Duke graduate student Mercy Asiedu demonstrates the ease of use of the "pocket colposcope" she's helping to develop with the support of an NCBiotech grant. -- Duke University photos

A grant from the North Carolina Biotechnology Center is helping Duke University researchers develop a cervical cancer screening tool that women everywhere might be able to use on themselves.

The $75,000 Technology Enhancement Grant (TEG) is supporting the commercialization of a “pocket colposcope” being developed by Nimmi Ramanujam, Ph.D., the Robert W. Carr, Jr., Professor of Biomedical Engineering at Duke.

It’s a handheld wand that can connect to many devices, including laptops or cell phones, aimed at replacing uncomfortable speculums and high-cost colposcopes for cervical cancer screening.

The Duke grant was one of five TEGs totaling $375,000 that NCBiotech awarded to four universities in the quarter ended June 30, 2017. These grants go to university technology transfer offices to support research and other commercially important activities that will make a technology licensable.

Duke Biomedical Engineering Prof. Nimmi Ramanujam, Ph.D.

If Ramanujam’s invention can become widely adopted, women might use the device to self-screen, transforming screening and cure rates in low-income countries and regions of the United States, where cervical cancer is most prevalent.

Mercy Asiedu, a graduate student working on the project in Ramanujam’s lab, is also working to automate the screening process. By using image processing and machine learning to teach computers how to spot signs of precancerous and cancerous cells, Asiedu hopes to remove the need for a trained physician at any point in the screening process and shift the task to midwives, community health workers and even the women themselves.

Cervical cancer is the fourth most common cancer in women, with more than 500,000 new cases occurring annually worldwide. In the United States, physicians diagnose more than 10,000 cases each year. While more than 4,000 American women die of the disease each year, the mortality rate has dropped more than 50 percent in the past four decades, largely due to the advent of well-organized screening and diagnostic programs.

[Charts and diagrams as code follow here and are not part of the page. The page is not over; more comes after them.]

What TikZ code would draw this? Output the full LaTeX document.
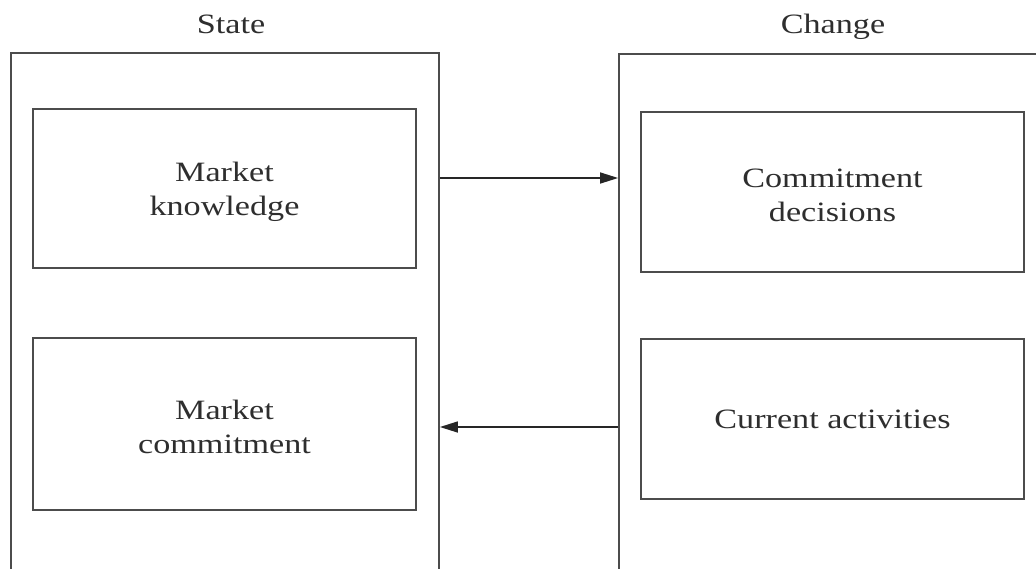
\documentclass[tikz,border=0pt]{standalone}
\usepackage{fontspec}
\setmainfont[FakeStretch=1.22]{Liberation Serif}
\usetikzlibrary{arrows.meta}
\definecolor{ink}{gray}{0.3}
\definecolor{txt}{gray}{0.18}
\tikzset{
  outerbox/.style={draw=ink, line width=1.8pt, inner sep=0pt},
  innerbox/.style={draw=ink, line width=1.8pt, inner sep=0pt},
  lbl/.style={align=center, text=txt, font=\fontsize{28}{34}\selectfont, inner sep=0pt},
  title/.style={text=txt, font=\fontsize{28}{34}\selectfont, inner sep=0pt, anchor=base},
  arr/.style={draw=black!85, line width=1.5pt, -{Triangle[length=18pt,width=11pt]}}
}
\begin{document}
\begin{tikzpicture}[x=1pt,y=-1pt]
\useasboundingbox (0,0) rectangle (1036,568);
\fill[white] (0,0) rectangle (1036,568);
\clip (0,0) rectangle (1036,568);
% outer boxes (extend beyond the picture edge)
\node[outerbox, minimum width=428pt, minimum height=547pt] (oL) at (225,326.5) {};
\node[outerbox, minimum width=441pt, minimum height=546pt] (oR) at (839.5,327) {};
% titles
\node[title] (tS) at (231,33) {State};
\node[title] (tC) at (833,33) {Change};
% inner boxes
\node[innerbox, minimum width=383pt, minimum height=159pt] (kn) at (224.5,188.5) {};
\node[innerbox, minimum width=383pt, minimum height=172pt] (mc) at (224.5,424) {};
\node[innerbox, minimum width=383pt, minimum height=160pt] (cd) at (832.5,192) {};
\node[innerbox, minimum width=383pt, minimum height=160pt] (ca) at (832.5,419) {};
% labels
\node[lbl] (knt) at ([yshift=-3pt]kn.center) {Market\\knowledge};
\node[lbl] (mct) at ([yshift=-3pt]mc.center) {Market\\commitment};
\node[lbl] (cdt) at ([yshift=-3pt]cd.center) {Commitment\\decisions};
\node[lbl] (cat) at (ca.center) {Current activities};
% connectors
\draw[arr] (oL.east |- {(0,178)}) -- (oR.west |- {(0,178)});
\draw[arr] (oR.west |- {(0,427)}) -- (oL.east |- {(0,427)});
\end{tikzpicture}
\end{document}
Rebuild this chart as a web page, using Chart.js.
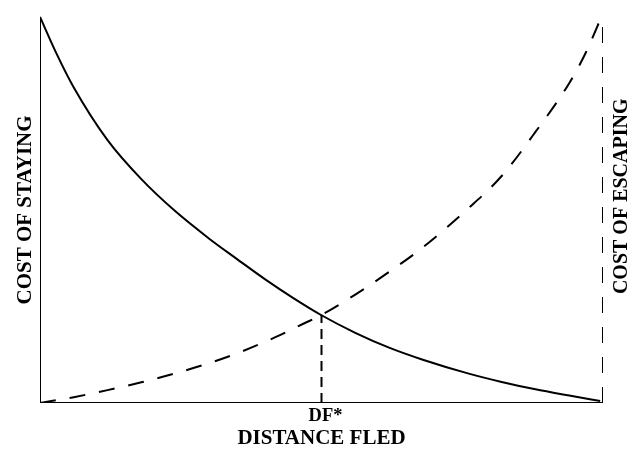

“The mortality rate of cervical cancer should absolutely be zero percent because we have all the tools to see and treat it,” said Ramanujam. “But it isn’t. That is in part because women do not receive screening or do not follow up on a positive screening to have colposcopy performed at a referral clinic. We need to bring colposcopy to women so that we can reduce this complicated string of actions into a single touch point.”

Ramanujam will be featured in a panel discussion at the 2017 Triangle Global Health Conference Friday, September 28 on the North Carolina State University campus. The 1:30 p.m. panel topic is, "Can we translate the multilateral strategies for cervical cancer prevention to address other global health disparities?”